Each year we look for a competition as a culminating event to showcase the students’ work. The vehicle the students are building this year is an all-electric version of the Edison2’s Very Light Car (Edison2 recently won the X Prize and commissioned their first chassis to us). Because I’ve scaled back to two days a week and our funding is limited this year, we realized that the Electric Very Light Car would not be road ready by the end of the school year. So the students decided to enter the idea of this car into the Spirit of Innovation Awards – they made it to the finals and are traveling to California at the end of April. You can vote for their idea here.
The team also wanted to find an event where they could showcase one of the cars we built for the X Prize. We decided to enter the GT (our biodiesel sports car) in the Green Grand Prix at Watkins Glen International Speedway. We left for the Glen Thursday right after school and arrived at the hotel around 11PM. At 7AM Friday morning we were on the track going through technical inspection and weighing our vehicle. The event drew 45 competitors – from the Chevy Volt and GM’s fuel cell SUV to homemade three-wheelers powered by industrial lawnmower engines and everything in between. The competitors were as interesting as their cars and it was a wonderful opportunity for our students to learn about the variety of technologies represented there as well as show-off what they had built. Three teams from the X Prize were there, including Cornell University.

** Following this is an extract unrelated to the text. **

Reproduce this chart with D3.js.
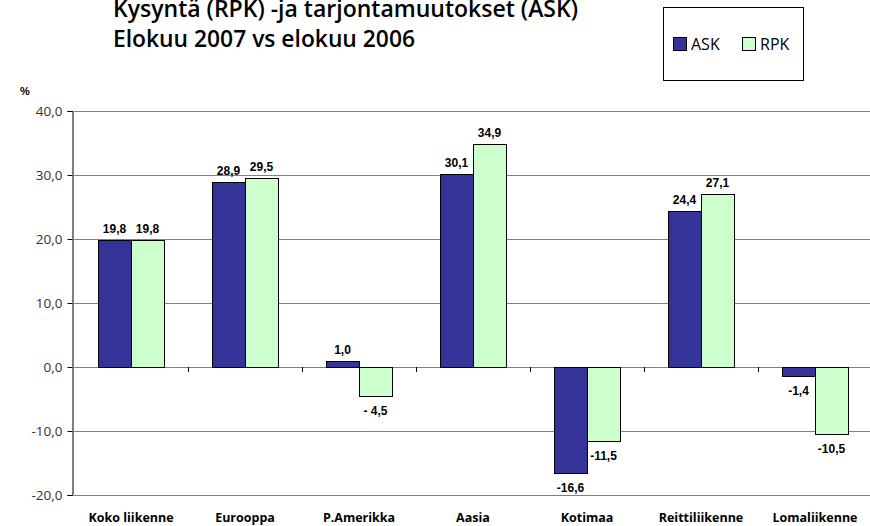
<!DOCTYPE html>
<html>
<head>
<meta charset="utf-8">
<script src="https://cdn.jsdelivr.net/npm/d3@7"></script>
<style>
  body { margin: 0; background: #fff; }
  svg { display: block; }
</style>
</head>
<body>
<div class="chart"></div>
<script>
// data
const categories = ['Koko liikenne', 'Eurooppa', 'P.Amerikka', 'Aasia', 'Kotimaa', 'Reittiliikenne', 'Lomaliikenne'];
const series = ['ASK', 'RPK'];
const askValues = [19.8, 28.9, 1.0, 30.1, -16.6, 24.4, -1.4];
const rpkValues = [19.8, 29.5, -4.5, 34.9, -11.5, 27.1, -10.5];
const askLabels = ['19,8', '28,9', '1,0', '30,1', '-16,6', '24,4', '-1,4'];
const rpkLabels = ['19,8', '29,5', '- 4,5', '34,9', '-11,5', '27,1', '-10,5'];
const yTicks = [-20, -10, 0, 10, 20, 30, 40];
const titleLines = ['Kysyntä (RPK) -ja tarjontamuutokset (ASK)', 'Elokuu 2007 vs elokuu 2006'];

const colors = {ASK: '#333399', RPK: '#ccffcc'};
const width = 870, height = 526;
const margin = {top: 111, right: -2, bottom: 31, left: 74};

const svg = d3.select('.chart').append('svg')
    .attr('width', width)
    .attr('height', height)
    .style('font-family', '"Liberation Sans", Arial, sans-serif');

const x = d3.scaleBand()
    .domain(categories)
    .range([margin.left, width - margin.right]);

const x1 = d3.scaleBand()
    .domain(series)
    .range([0, 66]);

const y = d3.scaleLinear()
    .domain([-20, 40])
    .range([height - margin.bottom, margin.top]);

// gridlines
svg.append('g')
    .selectAll('line')
    .data(yTicks)
    .enter().append('line')
    .attr('x1', margin.left)
    .attr('x2', width)
    .attr('y1', d => Math.round(y(d)) + 0.5)
    .attr('y2', d => Math.round(y(d)) + 0.5)
    .attr('stroke', '#808080')
    .attr('stroke-width', 1);

// y axis
const yAxis = svg.append('g')
    .attr('transform', `translate(${margin.left - 1.5},0)`)
    .call(d3.axisLeft(y).tickValues(yTicks).tickSize(5).tickPadding(5)
        .tickFormat(d => d3.format('.1f')(d).replace('.', ',').replace('−', '-')));
yAxis.select('.domain').attr('stroke', '#000');
yAxis.selectAll('.tick line').attr('stroke', '#000');
yAxis.selectAll('.tick text')
    .attr('fill', '#333')
    .style('font-family', '"Open Sans", sans-serif')
    .style('font-size', '13.5px');
yAxis.selectAll('.tick')
    .attr('transform', d => `translate(0,${Math.round(y(d)) + 0.5})`);

svg.append('text')
    .attr('x', 20)
    .attr('y', 95)
    .attr('font-size', 11)
    .attr('font-weight', 'bold')
    .text('%');

// bars
const rows = categories.map((c, i) => ({
    name: c,
    values: [
        {key: 'ASK', value: askValues[i], label: askLabels[i]},
        {key: 'RPK', value: rpkValues[i], label: rpkLabels[i]}
    ]
}));

const group = svg.append('g')
    .selectAll('g')
    .data(rows)
    .enter().append('g')
    .attr('transform', d => `translate(${Math.round(x(d.name) + x.bandwidth() / 2 - 33)},0)`);

group.selectAll('rect')
    .data(d => d.values)
    .enter().append('rect')
    .attr('x', d => x1(d.key) + 0.5)
    .attr('width', x1.bandwidth())
    .attr('y', d => Math.round(y(Math.max(0, d.value))) + 0.5)
    .attr('height', d => Math.abs(Math.round(y(d.value)) - Math.round(y(0))))
    .attr('fill', d => colors[d.key])
    .attr('stroke', '#000')
    .attr('stroke-width', 1);

group.selectAll('text')
    .data(d => d.values)
    .enter().append('text')
    .attr('x', d => x1(d.key) + x1.bandwidth() / 2)
    .attr('y', d => d.value >= 0 ? y(d.value) - 7 : y(d.value) + 19)
    .attr('text-anchor', 'middle')
    .attr('font-size', 12)
    .attr('font-weight', 'bold')
    .text(d => d.label);

// category ticks under zero line
svg.append('g')
    .selectAll('line')
    .data(categories.slice(1))
    .enter().append('line')
    .attr('x1', d => Math.round(x(d)) + 0.5)
    .attr('x2', d => Math.round(x(d)) + 0.5)
    .attr('y1', Math.round(y(0)))
    .attr('y2', Math.round(y(0)) + 5)
    .attr('stroke', '#000');

// category labels
svg.append('g')
    .selectAll('text')
    .data(categories)
    .enter().append('text')
    .attr('x', d => x(d) + x.bandwidth() / 2)
    .attr('y', 522)
    .attr('text-anchor', 'middle')
    .attr('font-size', 12.5)
    .attr('font-weight', 'bold')
    .style('font-family', '"Open Sans", sans-serif')
    .text(d => d);

// title
const titleWidths = [465, 302];
svg.append('g')
    .selectAll('text')
    .data(titleLines)
    .enter().append('text')
    .attr('x', 113)
    .attr('y', (d, i) => 17 + i * 30)
    .attr('font-size', 24)
    .attr('font-weight', 600)
    .attr('textLength', (d, i) => titleWidths[i])
    .attr('lengthAdjust', 'spacingAndGlyphs')
    .style('font-family', '"Open Sans", sans-serif')
    .text(d => d);

// legend
const legend = svg.append('g');
legend.append('rect')
    .attr('x', 663.5).attr('y', 7.5)
    .attr('width', 140).attr('height', 73)
    .attr('fill', '#fff')
    .attr('stroke', '#000');
const item = legend.selectAll('g')
    .data(series)
    .enter().append('g')
    .attr('transform', (d, i) => `translate(${673 + i * 69},0)`);
item.append('rect')
    .attr('x', 0.5).attr('y', 37.5)
    .attr('width', 13).attr('height', 13)
    .attr('fill', d => colors[d])
    .attr('stroke', '#000');
item.append('text')
    .attr('x', 18)
    .attr('y', 50)
    .attr('font-size', 16)
    .style('font-family', '"Open Sans", sans-serif')
    .text(d => d);
</script>
</body>
</html>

At 9:30 we lined up on the starting line and took off. Now this was not a race of speed, but fuel-economy. To win the competition, your car needed to average 45 mph and have the best fuel-economy.
For the past month the team had tinkered with the GT getting it ready for the competition. It was the most relaxed we had ever been getting ready for a competition. It seemed unlikely that our car could win so our goal was to have fun and give the students an opportunity to show off their cool car. In the extreme haste of the X Prize, we had cut lots of corners. Thursday morning (the day we left), we smoothed out the last corner discovering one of the major reasons why the car had not achieve the fuel economy we needed for the X Prize. The GT was running better than it ever had just in time for the race.
On the track, we quickly realized that this race was designed for the GT. I was able to drive the entire course at 45 mph in 6th gear. At this speed the engine was barely above idle. The car handles so well that I never had to hit the brakes, not even on the sharpest corner that leads to a small hill. And while other cars had to really hit the gas (or propane or electric) to make it up the hill, we didn’t. The torque of our larger engine allowed us to lumber up the hill. Ten minutes into this two-hour race, I turned to Ron who was keeping lap times and count, and jokingly told him that we might accidentally win this race.
Three hours later we were invited to the winners-circle. The Chevy Volt had won the 50 mile race and West Philly had won the 100 mile. Our car averaged over 100 mpg – not bad for an after-school program.